■ DATASET EXCERPT:

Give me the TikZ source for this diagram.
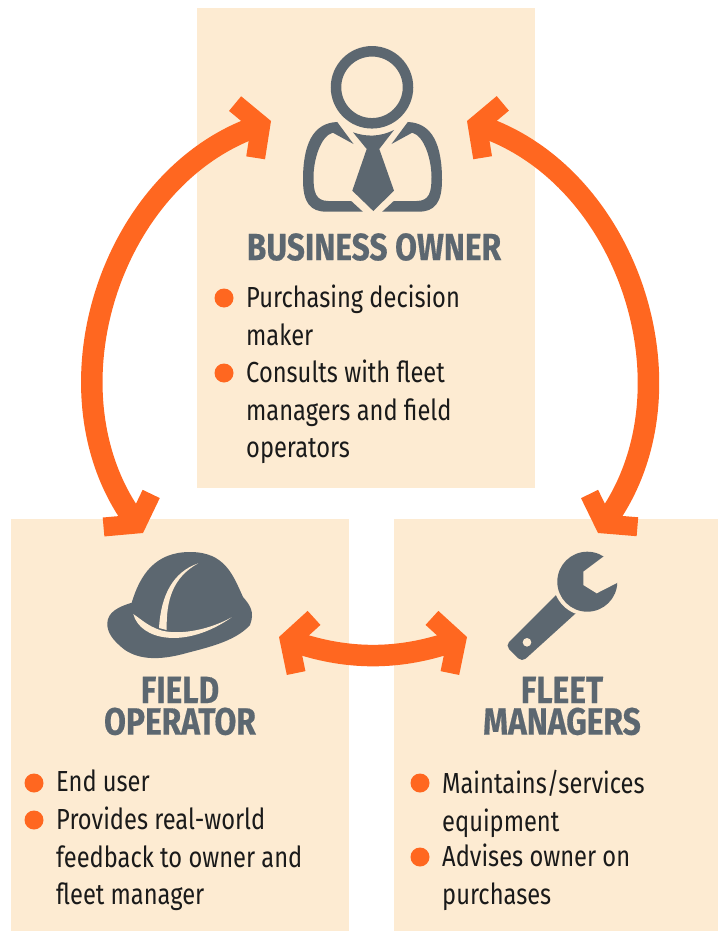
\documentclass[tikz,border=0pt]{standalone}
\usepackage{fontspec}
\setmainfont[FakeStretch=0.816]{Fira Sans}
\newfontfamily\headfont[FakeStretch=0.835, BoldFeatures={FakeBold=0.4}]{Fira Sans}
\usetikzlibrary{arrows.meta}
\definecolor{panelcol}{HTML}{FDEBD2}
\definecolor{accentcol}{HTML}{FF6720}
\definecolor{iconcol}{HTML}{5C6770}
\definecolor{textcol}{HTML}{1A1A1A}
\tikzset{
    panel/.style={fill=panelcol, inner sep=0pt, anchor=north west},
    flow/.style={draw=accentcol, line width=21.5pt,
        {Straight Barb[length=16.5pt, width=58pt, line width=19pt, color=accentcol]}-{Straight Barb[length=16.5pt, width=58pt, line width=19pt, color=accentcol]}},
    bullet/.style={circle, fill=accentcol, minimum size=19pt, inner sep=0pt},
    itemtext/.style={anchor=north west, inner sep=0pt, align=left, text=textcol, font=\fontsize{29}{37.5}\selectfont},
    heading/.style={inner sep=0pt, align=center, text=iconcol, font=\fontsize{38}{31.5}\selectfont\headfont\bfseries},
}

\begin{document}
\begin{tikzpicture}[x=1pt, y=-1pt]
    \useasboundingbox (0, 0) rectangle (718, 931);

    \node[panel, minimum width=338, minimum height=480](ownerbox) at (197, 8){};
    \node[panel, minimum width=338, minimum height=412](operatorbox) at (11, 519){};
    \node[panel, minimum width=324, minimum height=412](managerbox) at (394, 519){};

    % person
    \draw[iconcol, line width=10.5pt] (372, 87.3) circle[radius=36];
    \foreach \s in {1, -1} {
        \begin{scope}[shift={(372.5, 0)}, xscale=\s]
            \fill[iconcol] (-35.3, 122) -- (-19, 144) -- (-39.7, 132.7)
                .. controls (-52, 136) and (-59, 160) .. (-59, 177)
                .. controls (-59, 192) and (-57, 201) .. (-44, 201)
                -- (-21.3, 201) -- (-9.7, 211.7) -- (-46, 211.7)
                .. controls (-62, 211.7) and (-69.5, 203) .. (-69.5, 180)
                .. controls (-69.5, 145) and (-60, 123) .. (-35.3, 122) -- cycle;
        \end{scope}
    }
    \fill[iconcol] (353, 132.3) .. controls (366, 137) and (380, 137) .. (394, 130)
        -- (379.3, 149) -- (394, 190.7) -- (373.3, 211) -- (352.3, 190.7) -- (366.7, 149) -- cycle;

    % hat
    \fill[iconcol] (131.7, 602.7) .. controls (140, 575) and (155, 552) .. (190, 552)
        .. controls (225, 552) and (233, 575) .. (243, 597)
        .. controls (250, 605) and (255, 612) .. (250, 625)
        .. controls (235, 642) and (205, 648) .. (183, 654)
        .. controls (160, 660) and (140, 660) .. (125, 650)
        .. controls (112, 640) and (107, 632) .. (107.3, 623)
        .. controls (108, 612) and (118, 607) .. (131.7, 602.7) -- cycle;
    \fill[panelcol] (133.3, 614) .. controls (140, 640) and (185, 650) .. (231.7, 617.3)
        .. controls (205, 632) and (175, 635) .. (160, 630)
        .. controls (148, 626) and (142, 620) .. (133.3, 614) -- cycle;
    \fill[panelcol] (198.3, 563.3) .. controls (173, 572) and (161, 595) .. (159, 628)
        -- (166.7, 630) .. controls (166, 600) and (173, 577) .. (198.3, 563.3) -- cycle;

    % wrench
    \fill[iconcol, rounded corners=5pt] (565, 586) -- (505.5, 645.5) -- (522, 662) -- (590, 600.4) -- cycle;
    \fill[panelcol] (527, 642.3) circle[radius=4.3];
    \fill[panelcol] (587.3, 581.7) circle[radius=34];
    \fill[iconcol] (587.3, 581.7) circle[radius=30];
    \fill[panelcol] (607, 554) -- (583.3, 571.7) -- (583.3, 585) -- (596.7, 593.3) -- (621.7, 580.5) -- (630, 555) -- cycle;

    % arrows
    \coordinate (ownerl) at (271, 121);
    \coordinate (ownerr) at (467, 121);
    \coordinate (operatort) at (143, 533);
    \coordinate (managert) at (598, 533);
    \coordinate (operatorr) at (279, 637);
    \coordinate (managerl) at (467, 637);
    \draw[flow] (ownerl) to[bend right=52, looseness=1.03] (operatort);
    \draw[flow] (ownerr) to[bend left=52, looseness=1.03] (managert);
    \draw[flow] (operatorr) to[bend right=18] (managerl);

    % titles
    \node[heading](ownertitle) at (374, 247){BUSINESS OWNER};
    \node[heading](operatortitle) at (180, 706){FIELD\\OPERATOR};
    \node[heading](managertitle) at (562, 706){FLEET\\MANAGERS};

    % lists
    \node[bullet](o1) at (224, 298){};
    \node[bullet](o2) at (224, 373){};
    \node[itemtext](o1text) at (246, 285){Purchasing decision\\maker};
    \node[itemtext](o2text) at (246, 360){Consults with fleet\\managers and field\\operators};

    \node[bullet](f1) at (34, 783){};
    \node[bullet](f2) at (34, 820){};
    \node[itemtext](f1text) at (56, 770){End user};
    \node[itemtext](f2text) at (56, 807){Provides real-world\\feedback to owner and\\fleet manager};

    \node[bullet](m1) at (420, 783){};
    \node[bullet](m2) at (420, 857){};
    \node[itemtext](m1text) at (442, 770){Maintains/services\\equipment};
    \node[itemtext](m2text) at (442, 844){Advises owner on\\purchases};
\end{tikzpicture}
\end{document}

■ EXERCISE DESCRIPTION:
Return each line exactly as written. Any picture gets left out.

■ FULL SOLUTION:
Give me the TikZ source for this diagram.
\documentclass[tikz,border=0pt]{standalone}
\usepackage{fontspec}
\setmainfont[FakeStretch=0.816]{Fira Sans}
\newfontfamily\headfont[FakeStretch=0.835, BoldFeatures={FakeBold=0.4}]{Fira Sans}
\usetikzlibrary{arrows.meta}
\definecolor{panelcol}{HTML}{FDEBD2}
\definecolor{accentcol}{HTML}{FF6720}
\definecolor{iconcol}{HTML}{5C6770}
\definecolor{textcol}{HTML}{1A1A1A}
\tikzset{
    panel/.style={fill=panelcol, inner sep=0pt, anchor=north west},
    flow/.style={draw=accentcol, line width=21.5pt,
        {Straight Barb[length=16.5pt, width=58pt, line width=19pt, color=accentcol]}-{Straight Barb[length=16.5pt, width=58pt, line width=19pt, color=accentcol]}},
    bullet/.style={circle, fill=accentcol, minimum size=19pt, inner sep=0pt},
    itemtext/.style={anchor=north west, inner sep=0pt, align=left, text=textcol, font=\fontsize{29}{37.5}\selectfont},
    heading/.style={inner sep=0pt, align=center, text=iconcol, font=\fontsize{38}{31.5}\selectfont\headfont\bfseries},
}

\begin{document}
\begin{tikzpicture}[x=1pt, y=-1pt]
    \useasboundingbox (0, 0) rectangle (718, 931);

    \node[panel, minimum width=338, minimum height=480](ownerbox) at (197, 8){};
    \node[panel, minimum width=338, minimum height=412](operatorbox) at (11, 519){};
    \node[panel, minimum width=324, minimum height=412](managerbox) at (394, 519){};

    % person
    \draw[iconcol, line width=10.5pt] (372, 87.3) circle[radius=36];
    \foreach \s in {1, -1} {
        \begin{scope}[shift={(372.5, 0)}, xscale=\s]
            \fill[iconcol] (-35.3, 122) -- (-19, 144) -- (-39.7, 132.7)
                .. controls (-52, 136) and (-59, 160) .. (-59, 177)
                .. controls (-59, 192) and (-57, 201) .. (-44, 201)
                -- (-21.3, 201) -- (-9.7, 211.7) -- (-46, 211.7)
                .. controls (-62, 211.7) and (-69.5, 203) .. (-69.5, 180)
                .. controls (-69.5, 145) and (-60, 123) .. (-35.3, 122) -- cycle;
        \end{scope}
    }
    \fill[iconcol] (353, 132.3) .. controls (366, 137) and (380, 137) .. (394, 130)
        -- (379.3, 149) -- (394, 190.7) -- (373.3, 211) -- (352.3, 190.7) -- (366.7, 149) -- cycle;

    % hat
    \fill[iconcol] (131.7, 602.7) .. controls (140, 575) and (155, 552) .. (190, 552)
        .. controls (225, 552) and (233, 575) .. (243, 597)
        .. controls (250, 605) and (255, 612) .. (250, 625)
        .. controls (235, 642) and (205, 648) .. (183, 654)
        .. controls (160, 660) and (140, 660) .. (125, 650)
        .. controls (112, 640) and (107, 632) .. (107.3, 623)
        .. controls (108, 612) and (118, 607) .. (131.7, 602.7) -- cycle;
    \fill[panelcol] (133.3, 614) .. controls (140, 640) and (185, 650) .. (231.7, 617.3)
        .. controls (205, 632) and (175, 635) .. (160, 630)
        .. controls (148, 626) and (142, 620) .. (133.3, 614) -- cycle;
    \fill[panelcol] (198.3, 563.3) .. controls (173, 572) and (161, 595) .. (159, 628)
        -- (166.7, 630) .. controls (166, 600) and (173, 577) .. (198.3, 563.3) -- cycle;

    % wrench
    \fill[iconcol, rounded corners=5pt] (565, 586) -- (505.5, 645.5) -- (522, 662) -- (590, 600.4) -- cycle;
    \fill[panelcol] (527, 642.3) circle[radius=4.3];
    \fill[panelcol] (587.3, 581.7) circle[radius=34];
    \fill[iconcol] (587.3, 581.7) circle[radius=30];
    \fill[panelcol] (607, 554) -- (583.3, 571.7) -- (583.3, 585) -- (596.7, 593.3) -- (621.7, 580.5) -- (630, 555) -- cycle;

    % arrows
    \coordinate (ownerl) at (271, 121);
    \coordinate (ownerr) at (467, 121);
    \coordinate (operatort) at (143, 533);
    \coordinate (managert) at (598, 533);
    \coordinate (operatorr) at (279, 637);
    \coordinate (managerl) at (467, 637);
    \draw[flow] (ownerl) to[bend right=52, looseness=1.03] (operatort);
    \draw[flow] (ownerr) to[bend left=52, looseness=1.03] (managert);
    \draw[flow] (operatorr) to[bend right=18] (managerl);

    % titles
    \node[heading](ownertitle) at (374, 247){BUSINESS OWNER};
    \node[heading](operatortitle) at (180, 706){FIELD\\OPERATOR};
    \node[heading](managertitle) at (562, 706){FLEET\\MANAGERS};

    % lists
    \node[bullet](o1) at (224, 298){};
    \node[bullet](o2) at (224, 373){};
    \node[itemtext](o1text) at (246, 285){Purchasing decision\\maker};
    \node[itemtext](o2text) at (246, 360){Consults with fleet\\managers and field\\operators};

    \node[bullet](f1) at (34, 783){};
    \node[bullet](f2) at (34, 820){};
    \node[itemtext](f1text) at (56, 770){End user};
    \node[itemtext](f2text) at (56, 807){Provides real-world\\feedback to owner and\\fleet manager};

    \node[bullet](m1) at (420, 783){};
    \node[bullet](m2) at (420, 857){};
    \node[itemtext](m1text) at (442, 770){Maintains/services\\equipment};
    \node[itemtext](m2text) at (442, 844){Advises owner on\\purchases};
\end{tikzpicture}
\end{document}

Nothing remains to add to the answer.